O Recorrido, devidamente notificada para o efeito, não contra-alegou.

Neste Tribunal Central, o DMMP notificado nos termos do disposto nos artigos 146.º e 147.º do CPTA, pronunciou-se no sentido de o recurso não merecer provimento.

Colhidos os vistos legais, vem o processo submetido à conferência desta Secção do Contencioso Administrativo para decisão.

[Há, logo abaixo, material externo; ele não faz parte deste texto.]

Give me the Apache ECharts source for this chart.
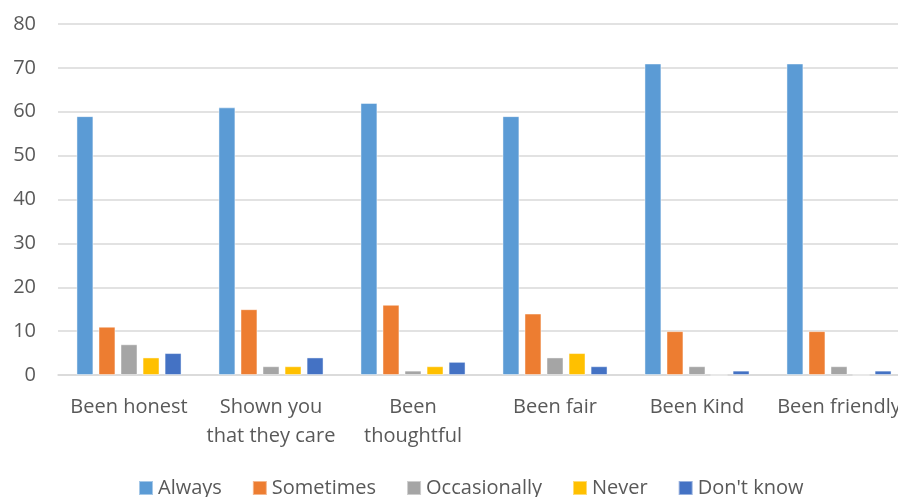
<!DOCTYPE html>
<html>
<head>
<meta charset="utf-8">
<script src="https://cdn.jsdelivr.net/npm/echarts@6/dist/echarts.min.js"></script>
<style>
  html, body { margin: 0; padding: 0; background: #fff; overflow: hidden; }
  #chart { width: 898px; height: 497px; }
</style>
</head>
<body>
<div id="chart"></div>
<script>
// Survey responses per behaviour
const categories = ['Been honest', 'Shown you\nthat they care', 'Been\nthoughtful', 'Been fair', 'Been Kind', 'Been friendly'];
const seriesNames = ['Always', 'Sometimes', 'Occasionally', 'Never', "Don't know"];
const always       = [59, 61, 62, 59, 71, 71];
const sometimes    = [11, 15, 16, 14, 10, 10];
const occasionally = [7, 2, 1, 4, 2, 2];
const never        = [4, 2, 2, 5, 0, 0];
const dontKnow     = [5, 4, 3, 2, 1, 1];
const yTicks = { min: 0, max: 80, interval: 10 };

const colors = ['#5B9BD5', '#ED7D31', '#A5A5A5', '#FFC000', '#4472C4'];
const values = [always, sometimes, occasionally, never, dontKnow];
const font = '"Open Sans", sans-serif';

const chart = echarts.init(document.getElementById('chart'));
chart.setOption({
  animation: false,
  color: colors,
  textStyle: { fontFamily: font },
  // plot area runs past the right edge, so the last label is clipped
  grid: { left: 58, top: 24, width: 852, height: 351, containLabel: false, outerBoundsMode: 'none' },
  legend: {
    bottom: -6,
    left: 133,
    icon: 'rect',
    itemWidth: 14,
    itemHeight: 14,
    itemGap: 30,
    textStyle: { fontSize: 20, color: '#595959', fontFamily: font },
    data: seriesNames
  },
  xAxis: {
    type: 'category',
    data: categories,
    axisLine: { lineStyle: { color: '#d9d9d9', width: 1.5 } },
    axisTick: { show: false },
    axisLabel: { interval: 0, fontSize: 20, color: '#595959', lineHeight: 29, margin: 18, fontFamily: font }
  },
  yAxis: {
    type: 'value',
    min: yTicks.min,
    max: yTicks.max,
    interval: yTicks.interval,
    axisLine: { show: false },
    axisTick: { show: false },
    splitLine: { lineStyle: { color: '#d9d9d9', width: 1.5 } },
    axisLabel: { fontSize: 20, color: '#595959', margin: 22, fontFamily: font }
  },
  series: seriesNames.map((name, i) => ({
    name,
    type: 'bar',
    data: values[i],
    barGap: '30%',
    barCategoryGap: '26%',
    itemStyle: { color: colors[i], borderColor: 'rgba(255,255,255,0.45)', borderWidth: 1 }
  }))
});
</script>
</body>
</html>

  1. 2. Questões a apreciar e decidir: As questões suscitadas pela Recorrente, delimitadas pelas alegações de recurso e respectivas conclusões, traduzem-se em apreciar se o acórdão recorrido incorreu em erro de julgamento em virtude de: i) ter decidido que o pedido de licenciamento apresentado pela ora Recorrente não foi indeferido com fundamento na “incompatibilidade do projeto com os instrumentos de gestão territorial em vigor, designadamente o POPNA” - como resulta expressamente do teor da deliberação da CMS, de 2008.12.03 – cfr. 1.ª a 5.ª conclusões de recurso; ii) ao não ter anulado a deliberação impugnada por esta ter revogado ilegalmente anteriores atos constitutivos de direitos – na sequência de pedido de informação prévia apresentado e pedido de licenciamento subsequente -, violando frontalmente os arts. 140°/1/b) e 141° do CPA, pois não foi invocada e não se verifica in casu qualquer ilegalidade dos atos revogados - cfr. texto n°s. 20 e 21 – cfr. 6.ª a 11.ª conclusões de recurso; iii) ao ter aplicado in casu do princípio do aproveitamento dos atos administrativos, verificada que foi a falta de audiência prévia, o que constituiu verdadeira decisão surpresa, e em virtude de o recurso a este princípio ter como limites intransponíveis a não violação de normas constitucionais e normas imperativas, in casu os arts. 267°/5 e 268°/4 da CRP e os arts...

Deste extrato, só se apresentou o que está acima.